Through the diaries Martin learns that she ran away from her abusive stepfather, took a bus to New York, and swore revenge on him. She found work in a diner and a room above a gym; she tried to take lessons in self-defence, but no-one would help as women in the mid-1950s were not supposed to fight. Taking a job at the gym, she persuaded the gym owner to teach her boxing. Subsequently, she attended a dojo and learned karate and other martial arts. Judy also learnt how to use a knife from a boyfriend connected to the mafia. After trying a number of different knives she settled on a stiletto and became a vigilante.

Judy's alter-ego, the Black Stiletto, was active for five years in New York and Los Angeles between 1958-1962 and then mysteriously disappeared. Since that time, the vigilante's image and mystique was exploited by the media in comics, films, and action figures. "Who was the Black Stiletto?" became a catch-question like "Who shot JFK?"

==Release and reception ==
The Black Stiletto was released in the US on 5 September 2011. As part of the promotional process for the novel, a free downloadable teaser short story, "The Black Stiletto's Autograph" was made available on the official website.

Reviewing The Black Stiletto, academic Dr Wesley Britton noted that "verisimilitude is one strength of what could have been just a comic-book romp without pictures" and that because of this, the novel was "a fast read, you don’t have to be a feminist to enjoy this fresh approach to super-heroes". Britton also commented on Benson's abilities, saying that he "is a master of description and pacing, so every page is both believable and tightly sketched. While this novel is self-contained, Benson leaves open a number of questions and threads so that at least one sequel is inevitable."

The reviewer for Popcorn Reads considered that "The writing ... is so well done that it flows beautifully for the reader", going on to say that the finished product is "a completely believable suspense novel". Overall the reviewer acknowledged that they "completely enjoyed every minute of this fast-paced novel ... WooHoo! A new series to look forward to!"

Library Journal described the book favorably as a "mashup of the work of Gloria Steinem, Ian Fleming, and Mario Puzo, all under the editorship of Stan Lee." Booklist gave the novel a starred review, calling it "prime escapism."

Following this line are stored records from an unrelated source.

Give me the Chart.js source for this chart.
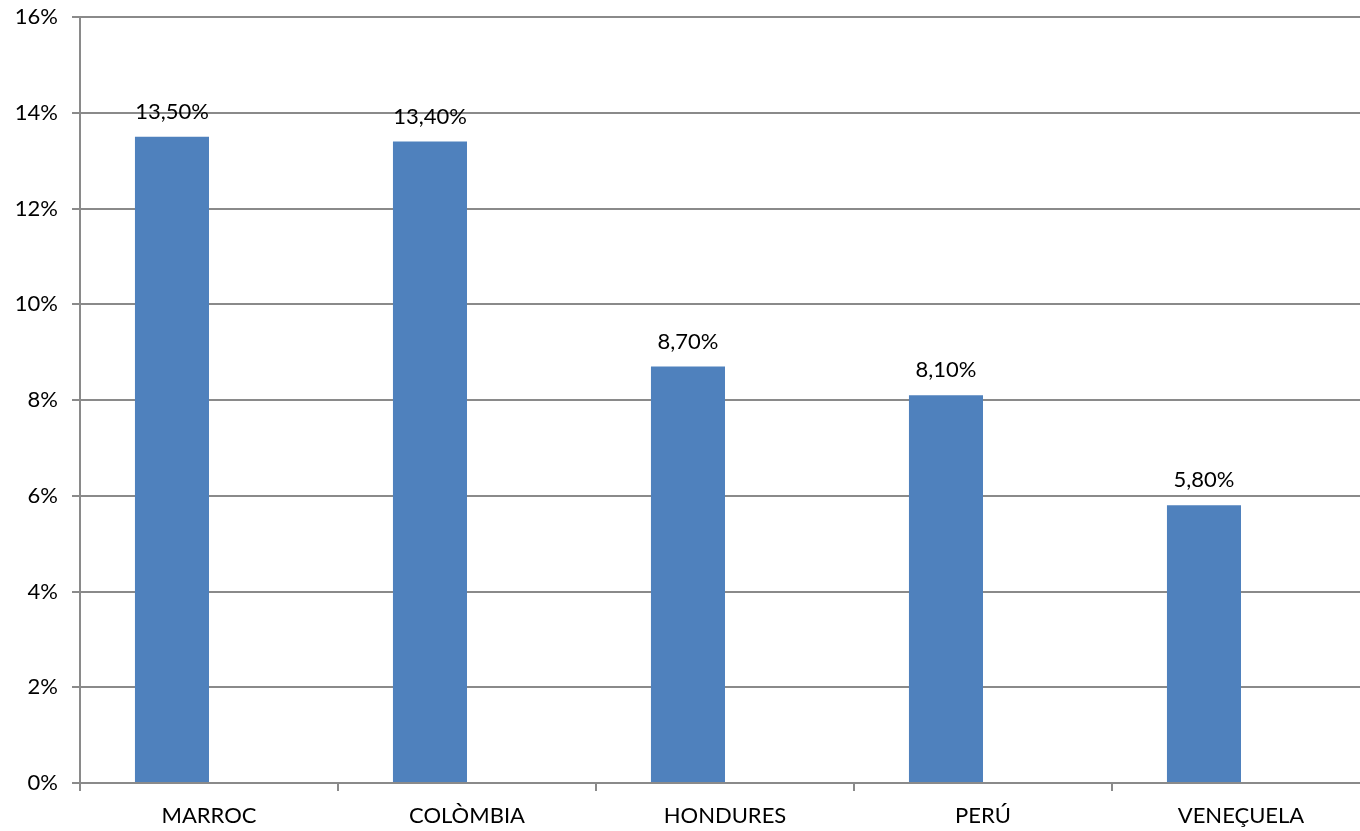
<!DOCTYPE html>
<html><head><meta charset="utf-8">
<script src="https://cdn.jsdelivr.net/npm/chart.js@4/dist/chart.umd.min.js"></script>
<style>html,body{margin:0;padding:0;background:#fff;overflow:hidden}#wrap{width:1370px;height:831px}</style>
</head><body><div id="wrap"><canvas id="c"></canvas></div>
<script>
const categories = ["MARROC", "COLÒMBIA", "HONDURES", "PERÚ", "VENEÇUELA"];
const values = [13.5, 13.4, 8.7, 8.1, 5.8];
const emptySeries = [null, null, null, null, null];
const valueLabels = ["13,50%", "13,40%", "8,70%", "8,10%", "5,80%"];
const yTicks = [0, 2, 4, 6, 8, 10, 12, 14, 16];

const FONT = "Lato, 'Open Sans', sans-serif";
const GRID = "#8a8a8a";

const labelPlugin = {
  id: 'valLabels',
  afterDatasetsDraw(chart) {
    const ctx = chart.ctx;
    const meta = chart.getDatasetMeta(0);
    ctx.save();
    ctx.font = "22px " + FONT;
    ctx.fillStyle = "#000";
    ctx.textAlign = "center";
    ctx.textBaseline = "bottom";
    meta.data.forEach((bar, i) => {
      ctx.fillText(valueLabels[i], bar.x, bar.y - 14);
    });
    ctx.restore();
  }
};

new Chart(document.getElementById('c'), {
  type: 'bar',
  data: {
    labels: categories,
    datasets: [{
      data: values,
      backgroundColor: "#4F81BD",
      categoryPercentage: 0.574,
      barPercentage: 1
    }, {
      data: emptySeries,
      backgroundColor: "#C0504D",
      categoryPercentage: 0.574,
      barPercentage: 1
    }]
  },
  options: {
    responsive: true,
    maintainAspectRatio: false,
    animation: false,
    devicePixelRatio: 1,
    layout: { padding: { top: 17, right: 0, left: 0, bottom: 0 } },
    plugins: { legend: { display: false }, tooltip: { enabled: false } },
    scales: {
      x: {
        grid: { offset: true, drawOnChartArea: false, drawTicks: true, tickLength: 8, color: GRID, lineWidth: 2 },
        border: { color: GRID, width: 2 },
        ticks: { color: "#000", font: { family: FONT, size: 22 }, padding: 12, maxRotation: 0 },
        afterFit(s) { s.height = 48; s.paddingLeft = 0; s.paddingRight = 0; }
      },
      y: {
        min: 0, max: 16,
        afterBuildTicks(s) { s.ticks = yTicks.map(v => ({ value: v })); },
        grid: { color: GRID, lineWidth: 2, tickLength: 8, drawTicks: true },
        border: { color: GRID, width: 2 },
        ticks: { color: "#000", font: { family: FONT, size: 22 }, padding: 14, callback: v => v + "%" },
        afterFit(s) { s.width = 80; s.paddingTop = 0; s.paddingBottom = 0; }
      }
    }
  },
  plugins: [labelPlugin]
});
</script></body></html>
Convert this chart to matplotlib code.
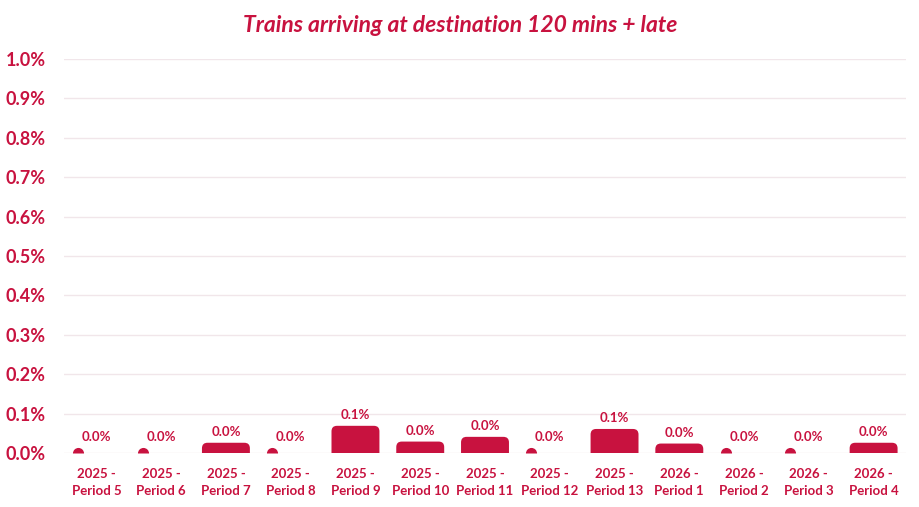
import matplotlib
matplotlib.use("Agg")
import matplotlib.pyplot as plt
from matplotlib.patches import FancyBboxPatch
from matplotlib.ticker import FuncFormatter, MultipleLocator

categories = ["2025 -\nPeriod 5", "2025 -\nPeriod 6", "2025 -\nPeriod 7", "2025 -\nPeriod 8",
              "2025 -\nPeriod 9", "2025 -\nPeriod 10", "2025 -\nPeriod 11", "2025 -\nPeriod 12",
              "2025 -\nPeriod 13", "2026 -\nPeriod 1", "2026 -\nPeriod 2", "2026 -\nPeriod 3",
              "2026 -\nPeriod 4"]
values = [0.0, 0.0, 0.026, 0.0, 0.069, 0.029, 0.041, 0.0, 0.061, 0.024, 0.0, 0.0, 0.026]

title = "Trains arriving at destination 120 mins + late"
RED = "#C8123F"
GRID = "#F1E6EA"
FONT = "Lato"

W, H, DPI = 920, 507, 100
fig = plt.figure(figsize=(W / DPI, H / DPI), dpi=DPI)
left_px, right_px, top_px, bot_px = 64, 906, 59, 453
ax = fig.add_axes([left_px / W, 1 - bot_px / H, (right_px - left_px) / W, (bot_px - top_px) / H])

n = len(categories)
ax.set_xlim(-0.5, n - 0.5)
ax.set_ylim(0, 1.0)

# pixel scales
px_x = (n) / (right_px - left_px)        # x data units per pixel
px_y = 1.0 / (bot_px - top_px)           # y data units per pixel
r_px = 5.5
rx = r_px * px_x
ry = r_px * px_y
bw = 0.74

for i, v in enumerate(values):
    if v > 0:
        box = FancyBboxPatch((i - bw / 2, -ry), bw, v + ry,
                             boxstyle=f"round,pad=0,rounding_size={rx}",
                             mutation_aspect=px_y / px_x,
                             facecolor=RED, edgecolor="none", zorder=3)
        ax.add_patch(box)
        off = 3.4
    else:
        ax.plot([i - bw / 2 + rx], [0], marker="o", markersize=8, fillstyle="top",
                markerfacecolor=RED, markerfacecoloralt="none", markeredgewidth=0,
                linestyle="none", zorder=3, clip_on=False)
        off = 7.0
    ax.annotate(f"{v:.1f}%", (i, v), xytext=(0, off), textcoords="offset points",
                ha="center", va="bottom", fontsize=9.5, fontweight="bold",
                color=RED, family=FONT, zorder=4)

ax.yaxis.set_major_locator(MultipleLocator(0.1))
ax.yaxis.set_major_formatter(FuncFormatter(lambda y, p: f"{y:.1f}%"))
ax.grid(axis="y", color=GRID, linewidth=1, zorder=0)
ax.set_axisbelow(True)
ax.set_xticks(range(n))
ax.set_xticklabels(categories, linespacing=1.5)
for lab in ax.get_xticklabels():
    lab.set_fontsize(9.5)
    lab.set_fontweight("bold")
    lab.set_color(RED)
    lab.set_family(FONT)
for lab in ax.get_yticklabels():
    lab.set_fontsize(13)
    lab.set_fontweight("bold")
    lab.set_color(RED)
    lab.set_family(FONT)
ax.tick_params(axis="both", length=0)
ax.tick_params(axis="y", pad=13)
ax.tick_params(axis="x", pad=10.5)
for s in ax.spines.values():
    s.set_visible(False)

fig.text(0.5, 1 - 25 / H, title, ha="center", va="center", fontsize=16.5,
         fontweight="bold", fontstyle="italic", color=RED, family=FONT)

fig.savefig("out.png", dpi=DPI, facecolor="white")
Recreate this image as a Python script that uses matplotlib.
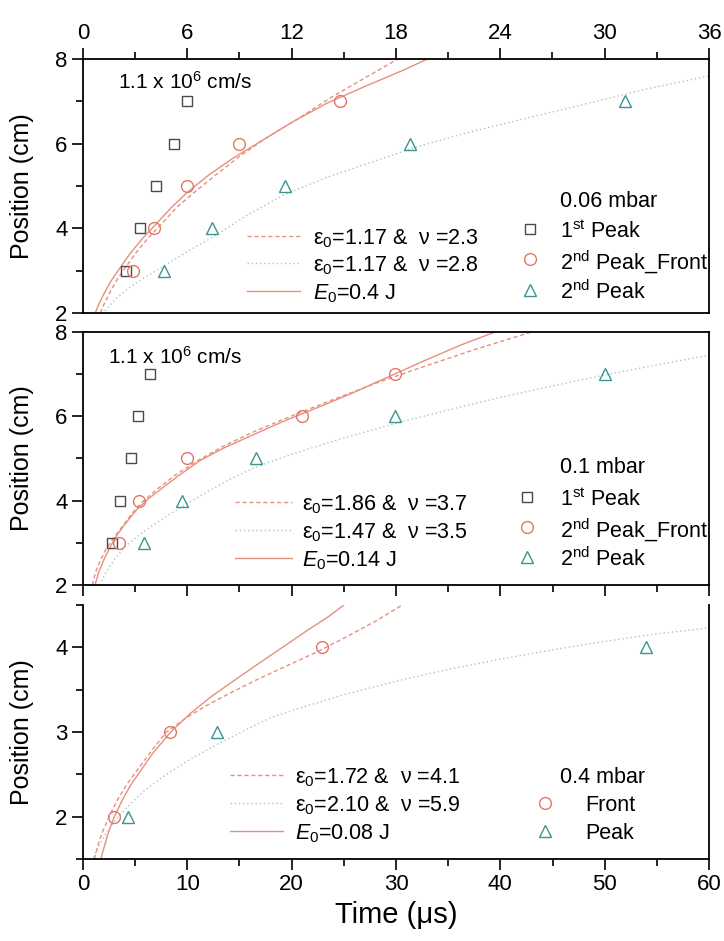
import matplotlib
matplotlib.use("Agg")
import matplotlib.pyplot as plt
from matplotlib.lines import Line2D
from matplotlib.ticker import MultipleLocator, FixedLocator

plt.rcParams['font.family'] = ['Liberation Sans', 'DejaVu Sans']
plt.rcParams['mathtext.fontset'] = 'custom'
plt.rcParams['mathtext.rm'] = 'Liberation Sans'
plt.rcParams['mathtext.it'] = 'Liberation Sans:italic'
plt.rcParams['mathtext.bf'] = 'Liberation Sans:bold'

# ---------------- data ----------------
pos_top = [3, 4, 5, 6, 7]
# 0.06 mbar (time axis 0-36 us)
t06_first = [2.45, 3.28, 4.21, 5.21, 5.98]
t06_front = [2.86, 4.08, 5.98, 8.99, 14.78]
t06_second = [4.66, 7.44, 11.62, 18.8, 31.17]
# fitted curves, points
c06_solid_t = [0.7, 0.9, 1.2, 1.6, 2.1, 2.7, 3.4, 4.2, 5.1, 6.0, 7.2, 8.6, 10.2, 12.0, 14.0, 16.2, 18.5, 19.8]
c06_solid_y = [2.0, 2.2, 2.45, 2.75, 3.05, 3.4, 3.75, 4.1, 4.5, 4.85, 5.25, 5.65, 6.05, 6.5, 6.95, 7.35, 7.75, 8.0]
c06_dash_t = [1.0, 1.2, 1.5, 1.9, 2.4, 3.0, 3.7, 4.5, 5.4, 6.4, 7.6, 9.0, 10.6, 12.4, 14.3, 16.2, 18.1]
c06_dash_y = [2.0, 2.2, 2.45, 2.75, 3.05, 3.4, 3.75, 4.1, 4.5, 4.85, 5.25, 5.7, 6.15, 6.6, 7.1, 7.55, 8.0]
c06_dot_t = [1.27, 1.8, 2.5, 3.4, 4.6, 6.0, 7.5, 9.4, 11.6, 14.0, 16.5, 19.0, 22.0, 25.5, 29.0, 32.5, 36.0]
c06_dot_y = [2.05, 2.3, 2.55, 2.8, 3.1, 3.45, 3.8, 4.3, 4.8, 5.2, 5.55, 5.9, 6.25, 6.6, 6.95, 7.3, 7.6]

# 0.1 mbar (time axis 0-60 us)
t01_first = [2.75, 3.55, 4.6, 5.24, 6.42]
t01_front = [3.48, 5.37, 9.94, 20.97, 29.9]
t01_second = [5.85, 9.46, 16.6, 29.9, 50.05]
c01_solid_t = [1.15, 1.5, 2.0, 2.6, 3.3, 4.2, 5.2, 6.3, 7.6, 9.2, 11.2, 13.5, 16.2, 19.2, 22.4, 25.8, 29.4, 33.0, 36.3, 39.5]
c01_solid_y = [2.0, 2.3, 2.6, 2.9, 3.2, 3.5, 3.8, 4.05, 4.3, 4.6, 4.95, 5.25, 5.55, 5.88, 6.2, 6.55, 6.95, 7.35, 7.7, 8.0]
c01_dash_t = [0.9, 1.2, 1.6, 2.2, 2.9, 3.8, 4.7, 5.6, 7.0, 8.8, 11.0, 13.5, 16.5, 20.1, 24.0, 28.0, 32.3, 37.5, 43.0]
c01_dash_y = [2.0, 2.3, 2.55, 2.85, 3.1, 3.4, 3.7, 3.95, 4.25, 4.6, 4.95, 5.3, 5.65, 6.02, 6.4, 6.78, 7.15, 7.58, 8.0]
c01_dot_t = [1.6, 2.2, 3.0, 4.0, 5.2, 6.6, 8.0, 9.5, 11.5, 14.0, 16.6, 20.0, 24.5, 29.9, 35.0, 40.0, 45.0, 50.0, 55.0, 60.0]
c01_dot_y = [2.0, 2.3, 2.6, 2.9, 3.15, 3.4, 3.63, 3.86, 4.15, 4.5, 4.8, 5.1, 5.45, 5.83, 6.15, 6.45, 6.72, 6.98, 7.22, 7.45]

# 0.4 mbar
pos_bot = [2, 3, 4]
t04_front = [3.0, 8.3, 22.9]
t04_peak = [4.3, 12.8, 54.0]
c04_solid_t = [1.7, 2.0, 2.4, 3.0, 3.7, 4.5, 5.5, 6.7, 8.4, 10.3, 12.2, 14.1, 16.5, 19.0, 21.5, 23.5, 25.0]
c04_solid_y = [1.5, 1.63, 1.8, 2.0, 2.18, 2.36, 2.54, 2.75, 3.0, 3.22, 3.41, 3.575, 3.78, 3.99, 4.2, 4.36, 4.5]
c04_dash_t = [1.1, 1.4, 1.8, 2.5, 3.3, 4.3, 5.5, 6.7, 8.0, 9.8, 11.8, 14.1, 16.7, 19.5, 22.5, 25.5, 28.2, 30.6]
c04_dash_y = [1.5, 1.65, 1.8, 2.0, 2.2, 2.4, 2.6, 2.8, 3.0, 3.16, 3.31, 3.46, 3.62, 3.78, 3.95, 4.14, 4.32, 4.5]
c04_dot_t = [1.0, 1.5, 2.2, 3.1, 4.3, 5.8, 8.0, 10.3, 12.8, 15.5, 18.2, 21.5, 25.0, 30.0, 35.0, 40.0, 45.0, 50.0, 55.0, 60.0]
c04_dot_y = [1.52, 1.65, 1.8, 1.96, 2.12, 2.3, 2.5, 2.68, 2.85, 3.02, 3.18, 3.31, 3.44, 3.6, 3.74, 3.86, 3.97, 4.07, 4.16, 4.23]

# ---------------- style ----------------
W, H = 724, 941
C_SQ = '#4a4a4a'
C_CI = '#e07866'
C_TR = '#3a9494'
C_RED = '#e6907e'
C_DOT = '#a8c4c4'
FS_TICK = 16
FS_LAB = 18
FS_LEG = 15.5

fig = plt.figure(figsize=(W / 100, H / 100), dpi=100)


def rect(top, bot):
    return [83 / W, 1 - bot / H, (709 - 83) / W, (bot - top) / H]


ax1 = fig.add_axes(rect(59, 313))
ax2 = fig.add_axes(rect(332, 585))
ax3 = fig.add_axes(rect(605, 859))

for ax in (ax1, ax2, ax3):
    for s in ax.spines.values():
        s.set_linewidth(1.3)
    ax.tick_params(which='major', direction='out', length=8, width=1.2, labelsize=FS_TICK, pad=3)
    ax.tick_params(which='minor', direction='out', length=5, width=1.2)
    ax.tick_params(right=False, which='both')

# top
ax1.set_xlim(0, 36)
ax1.set_ylim(2, 8)
ax1.xaxis.tick_top()
ax1.xaxis.set_major_locator(MultipleLocator(6))
ax1.xaxis.set_minor_locator(MultipleLocator(3))
ax1.tick_params(axis='x', which='both', top=True, bottom=False, labeltop=True, labelbottom=False)
ax1.yaxis.set_major_locator(MultipleLocator(2))
ax1.yaxis.set_minor_locator(MultipleLocator(1))

# middle
ax2.set_xlim(0, 60)
ax2.set_ylim(2, 8)
ax2.xaxis.set_major_locator(MultipleLocator(10))
ax2.xaxis.set_minor_locator(MultipleLocator(5))
ax2.tick_params(axis='x', which='both', labelbottom=False, top=False)
ax2.yaxis.set_major_locator(MultipleLocator(2))
ax2.yaxis.set_minor_locator(MultipleLocator(1))

# bottom
ax3.set_xlim(0, 60)
ax3.set_ylim(1.5, 4.5)
ax3.xaxis.set_major_locator(MultipleLocator(10))
ax3.xaxis.set_minor_locator(MultipleLocator(5))
ax3.tick_params(axis='x', which='both', top=False)
ax3.yaxis.set_major_locator(FixedLocator([2, 3, 4]))
ax3.yaxis.set_minor_locator(FixedLocator([1.5, 2.5, 3.5, 4.5]))
ax3.spines['top'].set_visible(False)

for ax in (ax1, ax2, ax3):
    ax.set_ylabel('Position (cm)', fontsize=FS_LAB)
    ax.yaxis.set_label_coords(-(83 - 22) / 626, 0.5)
    ax.yaxis.label.set_va('center')

ax3.set_xlabel('Time (\u03bcs)', fontsize=21)
ax3.xaxis.set_label_coords(0.5, -(915 - 859) / 254)
ax3.xaxis.label.set_va('center')

lw = 1.0
DASH = (0, (3, 2))
DOT = (0, (1, 2))
# curves
ax1.plot(c06_dash_t, c06_dash_y, color=C_RED, lw=lw, ls=DASH)
ax1.plot(c06_dot_t, c06_dot_y, color=C_DOT, lw=lw, ls=DOT)
ax1.plot(c06_solid_t, c06_solid_y, color=C_RED, lw=lw)
ax2.plot(c01_dash_t, c01_dash_y, color=C_RED, lw=lw, ls=DASH)
ax2.plot(c01_dot_t, c01_dot_y, color=C_DOT, lw=lw, ls=DOT)
ax2.plot(c01_solid_t, c01_solid_y, color=C_RED, lw=lw)
ax3.plot(c04_dash_t, c04_dash_y, color=C_RED, lw=lw, ls=DASH)
ax3.plot(c04_dot_t, c04_dot_y, color=C_DOT, lw=lw, ls=DOT)
ax3.plot(c04_solid_t, c04_solid_y, color=C_RED, lw=lw)

mk = dict(ls='none', mfc='none', mew=1.0, clip_on=False)
SQ = dict(marker='s', ms=7.5, mec=C_SQ, **mk)
CI = dict(marker='o', ms=8.5, mec=C_CI, **mk)
TR = dict(marker='^', ms=9, mec=C_TR, **mk)

ax1.plot(t06_first, pos_top, **SQ)
ax1.plot(t06_front, pos_top, **CI)
ax1.plot(t06_second, pos_top, **TR)
ax2.plot(t01_first, pos_top, **SQ)
ax2.plot(t01_front, pos_top, **CI)
ax2.plot(t01_second, pos_top, **TR)
ax3.plot(t04_front, pos_bot, **CI)
ax3.plot(t04_peak, pos_bot, **TR)


# ---------------- manual legends (pixel placement) ----------------
def fx(x):
    return x / W


def fy(y):
    return 1 - y / H


def leg_line(x0, x1, y, **kw):
    fig.add_artist(Line2D([fx(x0), fx(x1)], [fy(y), fy(y)], transform=fig.transFigure, **kw))


def leg_marker(x, y, style):
    st = dict(style)
    st.pop('clip_on', None)
    fig.add_artist(Line2D([fx(x)], [fy(y)], transform=fig.transFigure, **st))


def leg_text(x, y, s, fs=FS_LEG):
    fig.text(fx(x), fy(y), s, fontsize=fs, ha='left', va='center_baseline')


def curve_legend(x0, x1, xt, ys, labels):
    styles = [dict(color=C_RED, lw=lw, ls=DASH),
              dict(color=C_DOT, lw=lw, ls=DOT),
              dict(color=C_RED, lw=lw)]
    for y, lab, st in zip(ys, labels, styles):
        leg_line(x0, x1, y, **st)
        leg_text(xt, y, lab)


def eps(e, n):
    return '\u03b5$_{\\mathregular{0}}$=' + e + ' &  \u03bd =' + n


curve_legend(247, 300, 313, [236, 263, 291],
             [eps('1.17', '2.3'), eps('1.17', '2.8'), r'$E_0$=0.4 J'])
curve_legend(235, 292, 302, [502, 530, 558],
             [eps('1.86', '3.7'), eps('1.47', '3.5'), r'$E_0$=0.14 J'])
curve_legend(230, 283, 295, [775, 803, 831],
             [eps('1.72', '4.1'), eps('2.10', '5.9'), r'$E_0$=0.08 J'])

PEAKS = ['1$^{\\mathregular{st}}$ Peak', '2$^{\\mathregular{nd}}$ Peak_Front', '2$^{\\mathregular{nd}}$ Peak']

leg_text(560, 199, '0.06 mbar')
for y, lab, st in zip([229, 259, 290], PEAKS, [SQ, CI, TR]):
    leg_marker(530, y, st)
    leg_text(560, y, lab)

leg_text(560, 465, '0.1 mbar')
for y, lab, st in zip([497, 527, 557], PEAKS, [SQ, CI, TR]):
    leg_marker(527, y, st)
    leg_text(560, y, lab)

leg_text(560, 775, '0.4 mbar')
for y, lab, st in zip([803, 831], ['Front', 'Peak'], [CI, TR]):
    leg_marker(545, y, st)
    leg_text(585, y, lab)

# velocity annotations
fig.text(fx(118), fy(80), '1.1 x 10$^{\\mathregular{6}}$ cm/s', fontsize=15, ha='left', va='center_baseline')
fig.text(fx(108), fy(355), '1.1 x 10$^{\\mathregular{6}}$ cm/s', fontsize=15, ha='left', va='center_baseline')

fig.savefig('out.png', dpi=100)
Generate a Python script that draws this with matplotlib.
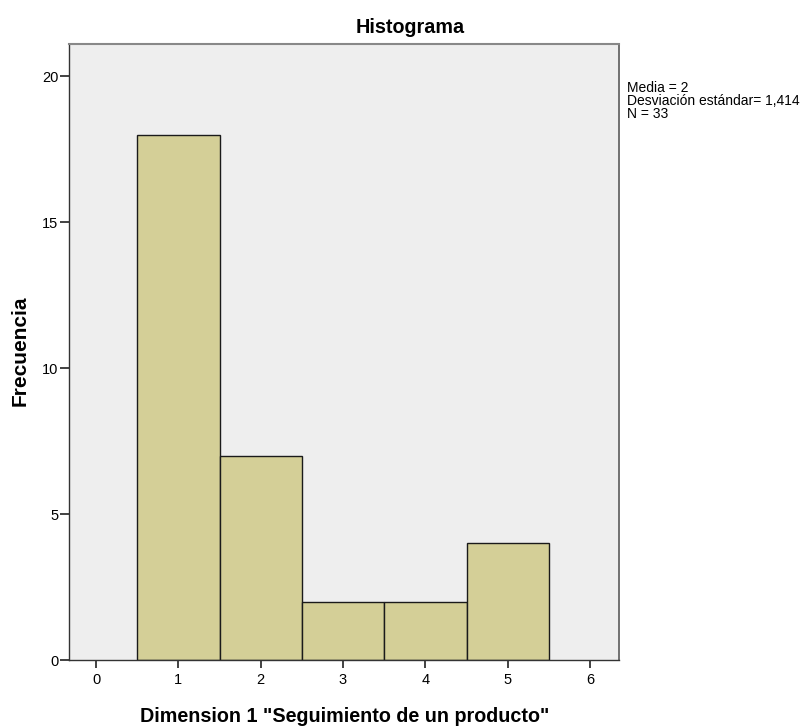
import matplotlib
matplotlib.use("Agg")
import matplotlib.pyplot as plt

categories = [1, 2, 3, 4, 5]
frequencies = [18, 7, 2, 2, 4]
xticks = [0, 1, 2, 3, 4, 5, 6]
yticks = [0, 5, 10, 15, 20]
stats_text = "Media = 2\nDesviación estándar= 1,414\nN = 33"

plt.rcParams['font.family'] = ['Liberation Sans', 'DejaVu Sans']

fig = plt.figure(figsize=(8.09, 7.27), dpi=100)
ax = fig.add_axes([69/809, 1-660/727, 550/809, 616/727])
ax.set_facecolor('#EEEEEE')
ax.bar(categories, frequencies, width=1.0, color='#D4CF97', edgecolor='#1a1a1a', linewidth=1.0, zorder=2)
ax.set_xlim(-0.328, 6.352)
ax.set_ylim(0, 21.1)
ax.set_xticks(xticks)
ax.set_yticks(yticks)
ax.tick_params(axis='x', direction='out', length=6, width=1.3, pad=3, labelsize=10.5, color='#333333')
ax.tick_params(axis='y', direction='out', length=6.5, width=1.3, pad=1, labelsize=10.5, color='#333333')
for s in ax.spines.values():
    s.set_color('#333333')
    s.set_linewidth(1.0)
ax.spines['top'].set_color('#888888')
ax.spines['top'].set_linewidth(1.5)
ax.spines['right'].set_color('#666666')
ax.spines['right'].set_linewidth(1.3)

fig.text(410/809, 1-33/727, 'Histograma', fontsize=14.2, fontweight='bold', ha='center', va='baseline')
ax.set_ylabel('Frecuencia', fontsize=15, fontweight='bold')
ax.yaxis.set_label_coords(20/809, 1-351/727, transform=fig.transFigure)
ax.yaxis.label.set_va('center')
ax.set_xlabel('Dimension 1 "Seguimiento de un producto"', fontsize=14.2, fontweight='bold')
ax.xaxis.set_label_coords(345/809, 1-722/727, transform=fig.transFigure)
ax.xaxis.label.set_va('baseline')

fig.text(627/809, 1-81/727, stats_text, fontsize=10, va='top', ha='left', linespacing=0.9)

fig.savefig('out.png', dpi=100)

The novel's sequel, The Black Stiletto: Black & White, was published in May 2012. The third book, The Black Stiletto: Stars & Stripes was published April 2013. The final two books in the saga, The Black Stiletto: Secrets & Lies and The Black Stiletto: Endings & Beginnings, were published in January and November 2014, respectively. Benson has also made available a free teaser short story, "The Black Stiletto's Autograph", and a "Black Stiletto Song" (by Will Arrington), both of which can be downloaded from the official website.